A Linux host PC (x86_64) is required for flashing a Jetson. The same software which is used for flash can also install various programs and software on both the host and Jetson. This includes CUDA, development tools, so on. Only a computer with an NVIDIA GPU can be used with CUDA, so if you want those tools on the host (think of developing on the host and deploying on the Jetson), then you need that GPU. If you just flash or install to the Jetson, then you don’t need the NVIDIA GPU on the host.
Typically a Jetson is good at using pre-trained models, but you need something beefier for training. If your desktop has thousands of CUDA cores, and the Jetson has only 256, you’ll see a much better training on the larger GPU (and also typically the desktop GPU may have more video RAM…I’d go 6GB or more, such as a GeForce 1060 or faster…the Jetson uses only a subset of its installed system RAM without dedicated video/GPU RAM). The difference is that you might want a 1000 watt power supply on a fast workstation, while the Jetson is using 7.5 to 30W (depending on what is being done and which Jetson you are using).

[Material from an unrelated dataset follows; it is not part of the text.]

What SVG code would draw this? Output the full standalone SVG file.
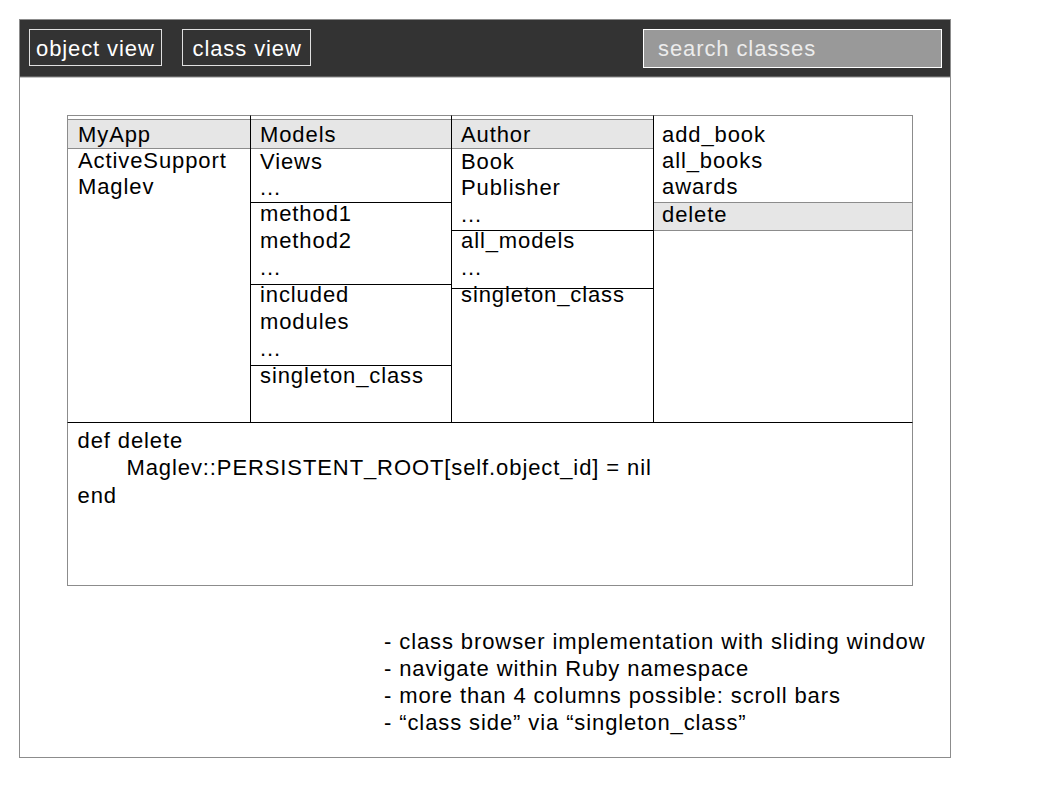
<svg xmlns="http://www.w3.org/2000/svg" width="1058" height="794" viewBox="0 0 1058 794">
<style>
text{font-family:"Liberation Sans",Arial,sans-serif;font-size:22px;letter-spacing:0.9px;fill:#000}
.btn{fill:none;stroke:#e0e0e0;stroke-width:1}
.light{fill:#ffffff}
.search{fill:#ececec}
.band{fill:#e6e6e6;stroke:#8c8c8c;stroke-width:1}
.div{stroke:#000;stroke-width:1;fill:none}
.gray{stroke:#8c8c8c;stroke-width:1;fill:none}
</style>
<rect width="1058" height="794" fill="#fff"/>
<g id="frame">
<rect x="19.5" y="19.5" width="931" height="738" fill="#fff" stroke="#8c8c8c"/>
<rect x="19.5" y="19.5" width="931" height="57.5" fill="#333333" stroke="#8c8c8c"/>
</g>
<g id="object-view">
<rect class="btn" x="29.5" y="29.5" width="132" height="36"/>
<text class="light" x="36" y="55.5">object view</text>
</g>
<g id="class-view">
<rect class="btn" x="182.5" y="29.5" width="128" height="36"/>
<text class="light" x="192.5" y="55.5">class view</text>
</g>
<g id="search">
<rect x="643.5" y="29.5" width="298" height="38" fill="#999999" stroke="#ffffff"/>
<text class="search" x="658" y="56">search classes</text>
</g>
<g id="browser">
<rect x="67.5" y="115.5" width="845" height="470" fill="#fff" stroke="#8c8c8c"/>
<rect class="band" x="67.5" y="119.5" width="586" height="29"/>
<rect class="band" x="653.5" y="202.5" width="259" height="28"/>
<path class="div" d="M250.5 115.5V422.5M451.5 115.5V422.5M653.5 115.5V422.5M67.5 422.5H912.5"/>
<path class="div" d="M250.5 202.5H451.5M250.5 284.5H451.5M250.5 365.5H451.5M451.5 230.5H653.5M451.5 288.5H653.5"/>
</g>
<g id="col1">
<text x="78" y="141.5">MyApp</text>
<text x="78" y="168">ActiveSupport</text>
<text x="78" y="194">Maglev</text>
</g>
<g id="col2">
<text x="260" y="141.5">Models</text>
<text x="260" y="168.5">Views</text>
<text x="260" y="195">...</text>
<text x="260" y="221">method1</text>
<text x="260" y="248">method2</text>
<text x="260" y="275">...</text>
<text x="260" y="302">included</text>
<text x="260" y="329">modules</text>
<text x="260" y="356">...</text>
<text x="260" y="383">singleton_class</text>
</g>
<g id="col3">
<text x="461" y="141.5">Author</text>
<text x="461" y="168.5">Book</text>
<text x="461" y="194.5">Publisher</text>
<text x="461" y="221.5">...</text>
<text x="461" y="248">all_models</text>
<text x="461" y="275">...</text>
<text x="461" y="302">singleton_class</text>
</g>
<g id="col4">
<text x="662" y="141.5">add_book</text>
<text x="662" y="168">all_books</text>
<text x="662" y="194">awards</text>
<text x="662" y="221.5">delete</text>
</g>
<g id="code">
<text x="77.5" y="448">def delete</text>
<text x="126.5" y="475">Maglev::PERSISTENT_ROOT[self.object_id] = nil</text>
<text x="77.5" y="502.5">end</text>
</g>
<g id="notes">
<text x="384" y="649">- class browser implementation with sliding window</text>
<text x="384" y="676">- navigate within Ruby namespace</text>
<text x="384" y="702.5">- more than 4 columns possible: scroll bars</text>
<text x="384" y="729.5">- “class side” via “singleton_class”</text>
</g>
</svg>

The TK1 has its most distinguishing limitation from being 32-bit. CUDA development won’t go beyond version 6.5 on any 32-bit platform. Newer CUDA is constantly evolving on the 64-bit versions. So if you want to keep up with modern software, then you need a TX1 at minimum, or even better yet a TX2. If you need the compute power with less energy drain (e.g., a battery powered drone), then go with the TX2. It is astonishing how well this little electrical supply does so much…if you just need raw power, and if you are ok with drawing 10 to 30 times more power drain, then go with a desktop computer.